■ **DIRECTIVE**
Nothing after the line with "ax.set_ylim(-20.08, 133.07)" belongs in the copy; extract the lines below from the top through that line, pictures left out.

-- Begin DATA --

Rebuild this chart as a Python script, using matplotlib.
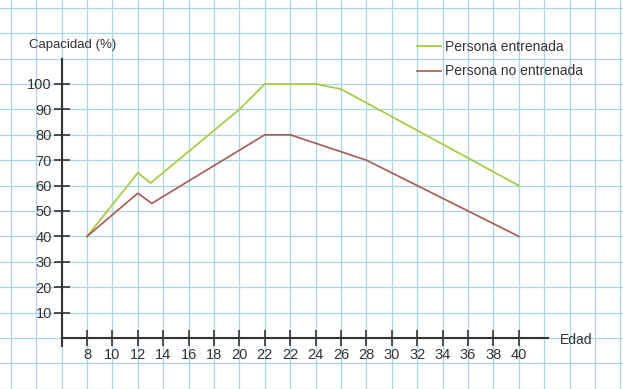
import matplotlib
matplotlib.use("Agg")
import matplotlib.pyplot as plt
import numpy as np

plt.rcParams["font.family"] = ["Liberation Sans Narrow", "Liberation Sans", "DejaVu Sans"]

# x axis is categorical: the book prints "22" twice
age_labels = ["8", "10", "12", "14", "16", "18", "20", "22", "22",
              "24", "26", "28", "30", "32", "34", "36", "38", "40"]
capacity_ticks = [10, 20, 30, 40, 50, 60, 70, 80, 90, 100]

# positions are tick indices along the age axis
trained_x = [0, 2, 2.5, 6, 7, 9, 10, 17]
trained_y = [40, 65, 61, 90, 100, 100, 98, 60]
untrained_x = [0, 2, 2.55, 7, 8, 11, 17]
untrained_y = [40, 57, 53, 80, 80, 70, 40]

GRID = "#a9d6e2"
INK = "#333333"
GREEN = "#a6cd48"
RED = "#a65a50"

fig = plt.figure(figsize=(6.23, 3.89), dpi=100)
ax = fig.add_axes([0, 0, 1, 1])

ax.plot(trained_x, trained_y, color=GREEN, lw=1.3, label="Persona entrenada", zorder=3)
ax.plot(untrained_x, untrained_y, color=RED, lw=1.2, label="Persona no entrenada", zorder=3)

# one grid cell = one age tick = 10 %
ax.set_xlim(-3.425, 21.10)
ax.set_ylim(-20.08, 133.07)

ax.set_xticks(np.arange(-3, 22), minor=True)
ax.set_yticks(np.arange(-20, 131, 10), minor=True)
ax.set_xticks(range(len(age_labels)))
ax.set_xticklabels(age_labels)
ax.set_yticks(capacity_ticks)
ax.grid(True, which="both", color=GRID, lw=0.9, zorder=0)
ax.set_axisbelow(True)

for side in ("top", "right"):
    ax.spines[side].set_visible(False)
ax.spines["left"].set_position(("data", -1))
ax.spines["left"].set_bounds(-3, 110)
ax.spines["bottom"].set_position(("data", 0))
ax.spines["bottom"].set_bounds(-1, 18.15)
for side in ("left", "bottom"):
    ax.spines[side].set_color(INK)
    ax.spines[side].set_linewidth(1.5)
    ax.spines[side].set_zorder(2)

ax.tick_params(which="minor", length=0)
ax.tick_params(which="major", direction="inout", length=11, width=1.2,
               color=INK, labelcolor=INK, labelsize=10.5)
ax.tick_params(axis="y", pad=1.5)
ax.tick_params(axis="x", pad=1.5)

ax.text(29 / 623, 1 - 45 / 389, "Capacidad (%)", transform=ax.transAxes,
        ha="left", va="center", fontsize=9.5, color=INK)
ax.text(560 / 623, 1 - 340 / 389, "Edad", transform=ax.transAxes,
        ha="left", va="center", fontsize=10, color=INK)

ax.legend(loc="upper left", bbox_to_anchor=(417 / 623, 1 - 40 / 389),
          frameon=False, fontsize=10, handlelength=1.75, handletextpad=0.25,
          labelspacing=0.75, borderpad=0, borderaxespad=0, labelcolor=INK)

fig.savefig("out.png", dpi=100)
plt.close(fig)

-- End DATA --

■ **EXERCISE SOLUTION**
Rebuild this chart as a Python script, using matplotlib.
import matplotlib
matplotlib.use("Agg")
import matplotlib.pyplot as plt
import numpy as np

plt.rcParams["font.family"] = ["Liberation Sans Narrow", "Liberation Sans", "DejaVu Sans"]

# x axis is categorical: the book prints "22" twice
age_labels = ["8", "10", "12", "14", "16", "18", "20", "22", "22",
              "24", "26", "28", "30", "32", "34", "36", "38", "40"]
capacity_ticks = [10, 20, 30, 40, 50, 60, 70, 80, 90, 100]

# positions are tick indices along the age axis
trained_x = [0, 2, 2.5, 6, 7, 9, 10, 17]
trained_y = [40, 65, 61, 90, 100, 100, 98, 60]
untrained_x = [0, 2, 2.55, 7, 8, 11, 17]
untrained_y = [40, 57, 53, 80, 80, 70, 40]

GRID = "#a9d6e2"
INK = "#333333"
GREEN = "#a6cd48"
RED = "#a65a50"

fig = plt.figure(figsize=(6.23, 3.89), dpi=100)
ax = fig.add_axes([0, 0, 1, 1])

ax.plot(trained_x, trained_y, color=GREEN, lw=1.3, label="Persona entrenada", zorder=3)
ax.plot(untrained_x, untrained_y, color=RED, lw=1.2, label="Persona no entrenada", zorder=3)

# one grid cell = one age tick = 10 %
ax.set_xlim(-3.425, 21.10)
ax.set_ylim(-20.08, 133.07)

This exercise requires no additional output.